At this stage, you will receive a court notice with details of the hearing, where you can attend and explain your situation to the judge. In some cases, you may be granted additional time to pay the arrears or even a chance to sell the property before repossession occurs.

Step 4: Court Hearing and Possession Order

If the court rules in favour of the lender, a possession order will be granted. This order will give you a specific period (usually 28 days) to vacate the property. If you don’t leave by this deadline, bailiffs may be sent to evict you.

It’s important to note that if you act early and show that you’re taking steps to resolve the situation, you may be able to avoid the repossession process entirely.

Step 5: Eviction

Once the repossession order is granted and you’ve been given time to leave, the lender will take possession of your home. In some cases, the lender will sell the property to recover the debt. This is often done quickly and may result in the property being sold at a lower price than it would have on the open market.

Can Repossession Be Delayed or Stopped?

If you are facing repossession, it’s not always too late to act. Here are some options you may want to explore:

Negotiate with Your Lender

It’s always a good idea to speak with your lender as soon as you realise you’re struggling to make payments. Most lenders would rather work with you to avoid repossession. You may be able to:

  • Reschedule your payments.
  • Apply for a payment holiday.
  • Make a part-payment and catch up over time.

Seek Financial Advice

If you’re unsure what options are available to you, consider seeking independent financial advice. Services such as Citizens Advice, National Debtline, and Shelter can provide free, impartial advice on managing your debts and avoiding repossession.

Apply for Government Assistance

In some cases, the government offers support for homeowners facing financial hardship. There are schemes available that can help you with your mortgage payments, especially if you’re facing temporary difficulties like illness, job loss, or a reduction in income.

Sell Your Property

If you’re unable to catch up with your mortgage payments and repossession seems imminent, selling your property may be an option. If you sell the property before repossession occurs, you can use the proceeds to pay off your mortgage and avoid the negative impacts of repossession, such as damage to your credit score.

Apply for Bankruptcy or Debt Relief Orders

If you’re struggling with severe financial difficulties, it may be worth considering bankruptcy or a Debt Relief Order (DRO). These options can provide legal protection from creditors, including your mortgage lender, and allow you to restructure your debt in a way that is more manageable.

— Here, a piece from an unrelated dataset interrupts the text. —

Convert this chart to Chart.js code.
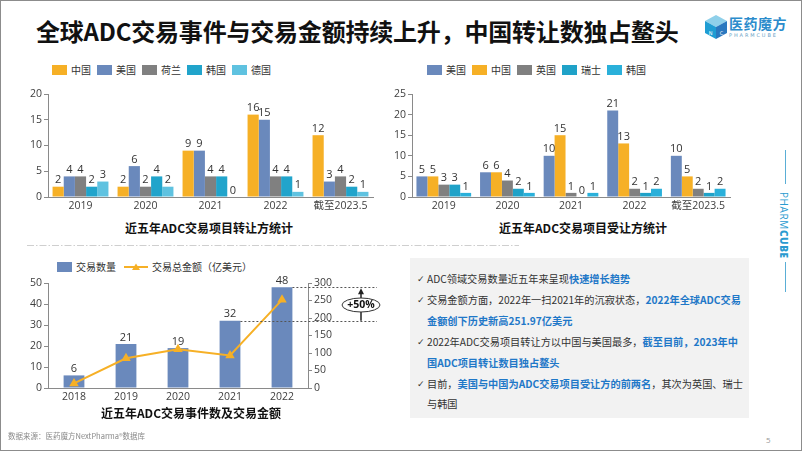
<!DOCTYPE html>
<html>
<head>
<meta charset="utf-8">
<script src="https://cdn.jsdelivr.net/npm/chart.js@4.4.0/dist/chart.umd.min.js"></script>
<style>
html, body { margin: 0; padding: 0; }
body { width: 802px; height: 451px; position: relative; overflow: hidden; background: #fff;
  font-family: 'Open Sans', 'Noto Sans CJK SC', sans-serif; color: #333; }
.frame { position: absolute; left: 0; top: 0; width: 800px; height: 449px; border: 1px solid #8c8c8c; }
.title { position: absolute; left: 36px; top: 13px; font-size: 24px; font-weight: bold; color: #111;
  font-family: 'Noto Sans CJK SC', sans-serif; white-space: nowrap; letter-spacing: -0.2px; }
canvas { position: absolute; }
.legend { position: absolute; display: flex; font-size: 10px; color: #333; font-family: 'Noto Sans CJK SC', sans-serif; }
.legend .item { display: flex; align-items: center; margin-right: 6px; }
.legend .box { width: 15px; height: 10px; margin-right: 4px; }
.ctitle { position: absolute; font-size: 12px; font-weight: bold; color: #111; font-family: 'Noto Sans CJK SC', sans-serif;
  white-space: nowrap; transform: translateX(-50%); }
.sep { position: absolute; left: 27px; top: 244px; }
.note { position: absolute; left: 410px; top: 258px; width: 339px; height: 160px; background: #f2f2f2;
  box-sizing: border-box; padding: 11px 0 0 7px; font-size: 10.2px; line-height: 20.9px; white-space: nowrap;
  font-family: 'Noto Sans CJK SC', sans-serif; color: #333; }
.note p { margin: 0; position: relative; padding-left: 10px; }
.note p .ck { position: absolute; left: 0; top: 0; font-family: 'DejaVu Sans', sans-serif; font-size: 9px; }
.note b { color: #1f78c8; }
.sideline { position: absolute; left: 785px; width: 1px; background: #5aaed6; }
.brand { position: absolute; left: 791px; top: 192px; transform-origin: 0 0; transform: rotate(90deg);
  font-size: 10px; color: #2a9bd0; letter-spacing: 0.6px; font-family: 'Open Sans', sans-serif; white-space: nowrap; }
.brand b { font-weight: 800; }
.logo-text { position: absolute; left: 729px; top: 13px; font-size: 14px; font-weight: bold; color: #2b8ccc;
  font-family: 'Noto Sans CJK SC', sans-serif; letter-spacing: 0.5px; }
.logo-sub { position: absolute; left: 729px; top: 32px; font-size: 5px; color: #6a9fc6; letter-spacing: 1.9px;
  font-family: 'DejaVu Sans', sans-serif; }
.footer { position: absolute; left: 8px; top: 430px; font-size: 7.5px; color: #8a8a8a; font-family: 'Noto Sans CJK SC', sans-serif; }
.page { position: absolute; left: 766px; top: 434px; font-size: 8px; color: #999; }
</style>
</head>
<body>
<div class="frame"></div>
<div class="title">全球ADC交易事件与交易金额持续上升，中国转让数独占鳌头</div>

<svg style="position:absolute;left:704px;top:14px" width="24" height="26" viewBox="0 0 24 26">
  <polygon points="12,1 23,7 12,13 1,7" fill="#8fd0ea"/>
  <polygon points="1,7 12,13 12,25 1,19" fill="#1f9dd3"/>
  <polygon points="23,7 12,13 12,25 23,19" fill="#2a78bf"/>
  <text x="6.5" y="20.5" font-size="5" fill="#fff" text-anchor="middle" font-family="DejaVu Sans">N</text>
  <text x="17.5" y="20.5" font-size="5" fill="#fff" text-anchor="middle" font-family="DejaVu Sans">C</text>
</svg>
<div class="logo-text">医药魔方</div>
<div class="logo-sub">PHARMCUBE</div>

<div class="legend" id="leg1" style="left:52px;top:62px"></div>
<div class="legend" id="leg2" style="left:427px;top:62px"></div>

<canvas id="c1" width="370" height="130" style="left:10px;top:85px"></canvas>
<canvas id="c2" width="355" height="130" style="left:380px;top:85px"></canvas>

<div class="ctitle" style="left:209px;top:219px">近五年ADC交易项目转让方统计</div>
<div class="ctitle" style="left:583px;top:219px">近五年ADC交易项目受让方统计</div>

<svg class="sep" width="492" height="3"><line x1="0" y1="1.5" x2="492" y2="1.5" stroke="#cfcfcf" stroke-width="1" stroke-dasharray="7,2,1.5,2"/></svg>

<div class="legend" id="leg3" style="left:57px;top:259px"></div>
<canvas id="c3" width="380" height="136" style="left:10px;top:270px"></canvas>
<div class="ctitle" style="left:191px;top:404px">近五年ADC交易事件数及交易金额</div>

<div class="note">
  <p><span class="ck">✓</span>ADC领域交易数量近五年来呈现<b>快速增长趋势</b></p>
  <p><span class="ck">✓</span>交易金额方面，2022年一扫2021年的沉寂状态，<b>2022年全球ADC交易<br>金额创下历史新高251.97亿美元</b></p>
  <p><span class="ck">✓</span>2022年ADC交易项目转让方以中国与美国最多，<b>截至目前，2023年中<br>国ADC项目转让数目独占鳌头</b></p>
  <p><span class="ck">✓</span>目前，<b>美国与中国为ADC交易项目受让方的前两名</b>，其次为英国、瑞士<br>与韩国</p>
</div>

<div class="sideline" style="top:150px;height:34px"></div>
<div class="brand">PHARM<b>CUBE</b></div>
<div class="sideline" style="top:262px;height:30px"></div>

<div class="footer">数据来源：医药魔方NextPharma®数据库</div>
<div class="page">5</div>

<script>
// 数据
const periods = ['2019', '2020', '2021', '2022', '截至2023.5'];

// 转让方
const sellerNames = ['中国', '美国', '荷兰', '韩国', '德国'];
const sellerChina = [2, 2, 9, 16, 12];
const sellerUSA = [4, 6, 9, 15, 3];
const sellerNL = [4, 2, 4, 4, 4];
const sellerKorea = [2, 4, 4, 4, 2];
const sellerGermany = [3, 2, 0, 1, 1];
const sellerColors = ['#f6b026', '#6a89bc', '#808080', '#21a4cb', '#5fc2e0'];

// 受让方
const buyerNames = ['美国', '中国', '英国', '瑞士', '韩国'];
const buyerUSA = [5, 6, 10, 21, 10];
const buyerChina = [5, 6, 15, 13, 5];
const buyerUK = [3, 4, 1, 2, 2];
const buyerSwiss = [3, 2, 0, 1, 1];
const buyerKorea = [1, 1, 1, 2, 2];
const buyerColors = ['#6a89bc', '#f6b026', '#808080', '#1fa2c8', '#2ab0da'];

// 交易事件数及金额
const years = ['2018', '2019', '2020', '2021', '2022'];
const dealCount = [6, 21, 19, 32, 48];
const dealAmount = [13, 85, 111, 93, 251.97];
const countTicks = [0, 10, 20, 30, 40, 50];
const amountTicks = [0, 50, 100, 150, 200, 250, 300];

const FONT = "'Open Sans', 'Noto Sans CJK SC', sans-serif";
const TICK_COLOR = '#404040';
const AXIS_COLOR = '#8a8a8a';

// 柱子上方的数值
const valueLabels = {
  id: 'valueLabels',
  afterDatasetsDraw(chart) {
    const ctx = chart.ctx;
    ctx.save();
    ctx.font = '11px ' + FONT;
    ctx.fillStyle = '#333';
    ctx.textAlign = 'center';
    ctx.textBaseline = 'bottom';
    chart.data.datasets.forEach((ds, i) => {
      const meta = chart.getDatasetMeta(i);
      if (meta.type !== 'bar') return;
      meta.data.forEach((bar, j) => {
        ctx.fillText(String(ds.data[j]), bar.x, bar.y - 1);
      });
    });
    ctx.restore();
  }
};

function legendHtml(id, names, colors) {
  const el = document.getElementById(id);
  names.forEach((n, i) => {
    el.innerHTML += '<div class="item"><span class="box" style="background:' + colors[i] + '"></span>' + n + '</div>';
  });
}
legendHtml('leg1', sellerNames, sellerColors);
legendHtml('leg2', buyerNames, buyerColors);

document.getElementById('leg3').innerHTML =
  '<div class="item" style="margin-right:8px"><span class="box" style="background:#6a89bc"></span>交易数量</div>' +
  '<div class="item"><svg width="24" height="10" style="margin-right:4px"><line x1="0" y1="5" x2="24" y2="5" stroke="#f6b026" stroke-width="2"/>' +
  '<polygon points="12,1.5 16,8 8,8" fill="#f6b026"/></svg>交易总金额（亿美元）</div>';

function yAxis(max, step, width, extra) {
  return Object.assign({
    min: 0, max: max,
    afterFit: s => { s.width = width; },
    grid: { display: true, drawOnChartArea: false, drawTicks: true, tickLength: 4, color: AXIS_COLOR },
    border: { display: true, color: AXIS_COLOR },
    ticks: { stepSize: step, padding: 2, color: TICK_COLOR, font: { family: FONT, size: 10.5 } }
  }, extra || {});
}
function xAxis() {
  return {
    afterFit: s => { s.height = 18; },
    grid: { display: false, drawTicks: false },
    border: { display: true, color: AXIS_COLOR },
    ticks: { padding: 3, color: TICK_COLOR, maxRotation: 0, autoSkip: false, font: { family: FONT, size: 10.5 } }
  };
}

function groupedBars(canvasId, names, colors, series, yMax, yWidth, padding) {
  new Chart(document.getElementById(canvasId), {
    type: 'bar',
    data: {
      labels: periods,
      datasets: series.map((d, i) => ({
        label: names[i], data: d, backgroundColor: colors[i],
        categoryPercentage: 0.86, barPercentage: 1.0
      }))
    },
    options: {
      responsive: false, animation: false,
      layout: { padding: padding },
      plugins: { legend: { display: false }, tooltip: { enabled: false } },
      scales: { x: xAxis(), y: yAxis(yMax, 5, yWidth) }
    },
    plugins: [valueLabels]
  });
}

groupedBars('c1', sellerNames, sellerColors,
  [sellerChina, sellerUSA, sellerNL, sellerKorea, sellerGermany], 20, 38,
  { top: 9, right: 7, left: 0, bottom: 0 });

groupedBars('c2', buyerNames, buyerColors,
  [buyerUSA, buyerChina, buyerUK, buyerSwiss, buyerKorea], 25, 32,
  { top: 9, right: 5, left: 0, bottom: 0 });

// +50% 标注
const growthMark = {
  id: 'growthMark',
  afterDraw(chart) {
    const ctx = chart.ctx;
    const ys = chart.scales.y;
    const bars = chart.getDatasetMeta(1).data;
    const n = dealCount.length - 1;
    const yTop = ys.getPixelForValue(dealCount[n]);
    const yBot = ys.getPixelForValue(dealCount[n - 1]);
    const xEnd = chart.scales.y1.left + 69;
    const ax = chart.scales.y1.left + 53;
    ctx.save();
    ctx.strokeStyle = '#555';
    ctx.lineWidth = 1;
    ctx.setLineDash([2, 2]);
    [[bars[n], yTop], [bars[n - 1], yBot]].forEach(([b, y]) => {
      ctx.beginPath();
      ctx.moveTo(b.x + b.width / 2, Math.round(y) + 0.5);
      ctx.lineTo(xEnd, Math.round(y) + 0.5);
      ctx.stroke();
    });
    ctx.setLineDash([]);
    ctx.strokeStyle = '#222';
    ctx.lineWidth = 1.5;
    ctx.beginPath();
    ctx.moveTo(ax, yBot);
    ctx.lineTo(ax, yTop + 5);
    ctx.stroke();
    ctx.fillStyle = '#222';
    ctx.beginPath();
    ctx.moveTo(ax, yTop + 1);
    ctx.lineTo(ax - 3, yTop + 7);
    ctx.lineTo(ax + 3, yTop + 7);
    ctx.closePath();
    ctx.fill();
    const cy = (yTop + yBot) / 2 + 1;
    ctx.beginPath();
    ctx.ellipse(ax, cy, 19, 7, 0, 0, Math.PI * 2);
    ctx.fillStyle = '#fff';
    ctx.fill();
    ctx.lineWidth = 1;
    ctx.strokeStyle = '#333';
    ctx.stroke();
    ctx.fillStyle = '#111';
    ctx.font = 'bold 10.5px ' + FONT;
    ctx.textAlign = 'center';
    ctx.textBaseline = 'middle';
    const pct = Math.round((dealCount[n] / dealCount[n - 1] - 1) * 100);
    ctx.fillText('+' + pct + '%', ax, cy + 0.5);
    ctx.restore();
  }
};

new Chart(document.getElementById('c3'), {
  type: 'bar',
  data: {
    labels: years,
    datasets: [
      {
        type: 'line', label: '交易总金额（亿美元）', data: dealAmount, yAxisID: 'y1', order: 0,
        borderColor: '#f6b026', borderWidth: 2, pointStyle: 'triangle', pointRadius: 3.5,
        pointBackgroundColor: '#f6b026', pointBorderColor: '#f6b026', tension: 0
      },
      {
        type: 'bar', label: '交易数量', data: dealCount, yAxisID: 'y', order: 1,
        backgroundColor: '#6a89bc', categoryPercentage: 0.8, barPercentage: 0.5
      }
    ]
  },
  options: {
    responsive: false, animation: false,
    layout: { padding: { top: 13, right: 52, left: 0, bottom: 0 } },
    plugins: { legend: { display: false }, tooltip: { enabled: false } },
    scales: {
      x: xAxis(),
      y: yAxis(countTicks[countTicks.length - 1], countTicks[1], 38),
      y1: yAxis(amountTicks[amountTicks.length - 1], amountTicks[1], 30, { position: 'right' })
    }
  },
  plugins: [valueLabels, growthMark]
});
</script>
</body>
</html>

What to Do If Your Home Is Repossessed?

If your home is repossessed, there are still steps you can take to protect your future.

  1. Remove Your Belongings: You will need to move out of your property once it is repossessed. You should aim to remove all personal belongings before the bailiffs arrive.
  2. Understand Your Rights: After repossession, you may still owe money to your lender if the sale of your home doesn’t cover the mortgage. This is known as a “shortfall.” The lender can pursue you for the shortfall, which could involve legal action or garnishing your wages.
  3. Focus on Rebuilding Your Credit: Repossession can severely damage your credit score, making it harder to get a mortgage or other types of credit in the future. Start rebuilding your credit as soon as possible by making timely payments on any other debts you have.

Conclusion

Mortgage arrears can be stressful, but it’s important to understand that repossession is not inevitable after a few missed payments. The process typically takes three to six months, depending on the lender and the specific circumstances. The earlier you take action, the more options you will have to resolve the situation and avoid repossession.

If you’re struggling with mortgage payments, don’t wait until you’re facing repossession. Speak with your lender, seek professional advice, and explore all available options to get back on track with your payments. There is help available, and acting early can make all the difference.